Week in Review
Sunday:
Another week, another tally (one-twenty-eight, only). Another Sunday of lesson plans and lesson plans and lesson plans, and then all the other things that I should do, but won't. On the fat edge of another week beginning, another pot of coffee warms, another bowl of pasta cools. Another season arrives, leaves falling and temperatures dropping. Another, and another, and the more things change to stay the same, and anyhow, the school year's off, and I'll have to suppose mine is well, though it's all held together by miles and miles like invisible tape. Running too much, sleeping too little – my most familiar story, revamped context. Neti, neti – next week I'll know what it is by what it is not. Namely, I suppose, this week, even in all the ways it still is.
Saturday:
You call the gathering a carnival, but laugh at it, too; the only beer behind a fence, reserved for the elite, and underneath the cool clouds, the mood is only mildly festive. Later, the girl with the mostly pleasant face and too much liquor in her words – later she'll tell me she knows carnival, she knows crazy, she'll tell me all about it. So she says, just before she passes out, sliding to the gravel in the parking lot where she talked and I listened while I ate my pizza. A friend rescues her and I walk away in the cool night, watching phone numbers swap in the early morning, feeling old and tired and satisfactorily distant. Neither carnival, I think, is my own, but yours, perhaps, is closer.
Friday:
I note the juncture of tender foot and hard acorn, yet another frailty (despite the callouses) bitten by the varied fruit of the tree of life. I am aware of the seed – less than pleasantly – with each stride, and yet I run. The golf course is hard and dry, absent the usual fall sop, and yet we play at five miles, barefoot, doing our best to avoid twigs and delicately crossing gravel when we must. After a few minutes, I give in, pause – from one foot I remove a small splinter (casualty of a twig), the other my acorn companion. And again, we run. My foot is bruised still, two days later, imprint of the seed left in each footfall. But I rarely run barefoot, and this is such mild penitence compared to so many previous.
Thursday:
Four years, five, and you only once called me out, only once really ripped into me – and even that only at my very worst, after I'd taken everything and left neither change nor apology, after all the river we'd floated between us was gone and all we had left to survey was the broken floodplain. So when I see you in the parking lot after yet another teacher meeting – dressed slightly more stylishly, in perhaps slightly better shape, but undeniably you, flaunting those same delightfully wild curls – and you look right through me, not recognizing, as if we'd never met, somehow it fits. I've been absolved.
Wednesday:
I curl into my sheets wired and exhausted, face sore from smiling, and for the first time since you left I think I might be happy. A future traded in, another circle returned to start, but still, these moments trace themselves against the back of faded eyelids: racing along the water's edge, as if a piece of the sea and the extension of chalky limestone cliffs; gliding by gently rippling waterfalls inside miles of deer trails and the coolest autumnal afternoon. all of it, of course, worth the small admission fares I collect in bumps, scrapes, bruises.
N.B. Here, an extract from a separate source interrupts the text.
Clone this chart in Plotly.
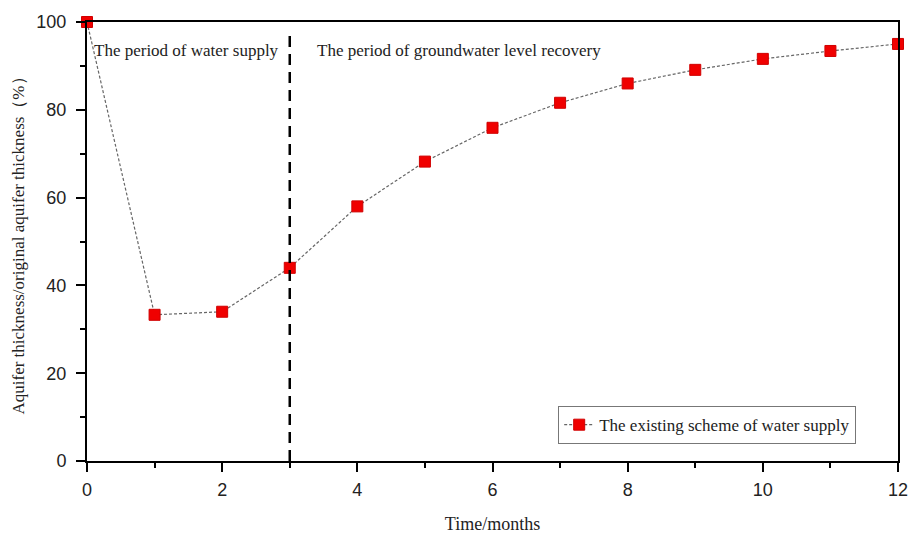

Come love, I imagine life may be more deserving that you ever would have let yourself be. Hardly absolution, but the small realization is something, another plank to cling to.
Tuesday:
your English is no longer native, though even the years of Spanish that have come between us are not enough to veil the black poetry in your short letters. We were out so fast, you and I, a flash in the dark, even if an eternity in our youth. We didn't know what it meant, those words we carried towards and past each other. Maybe we still don't, though you hint at being in love, even as you admit both the guardrails to which you cling and fears of defeat. Neither of us finds it ironic that we maybe understand each other better now than we ever did then. I don't ask, but somehow I know you'd agree: all language is foreign. In that context, it makes sense that we'd communicate better now.
Monday:
Another week, the same footprints running through, tired but full. Miles of curriculum and piles of papers, and maybe this is another dream – and all of it fifteen miles before. Days melt together in sweat and sleepy eyes and the faint odor of garbage that should have been taken out yesterday. A phone number I won't call, but still sitting in my bag. The phone numbers I should call, also sitting in my bag. And my bag sitting every time I stop moving, which is of course as little as I will allow. It is not last week, and absent any proof to the contrary, you'll call that progress.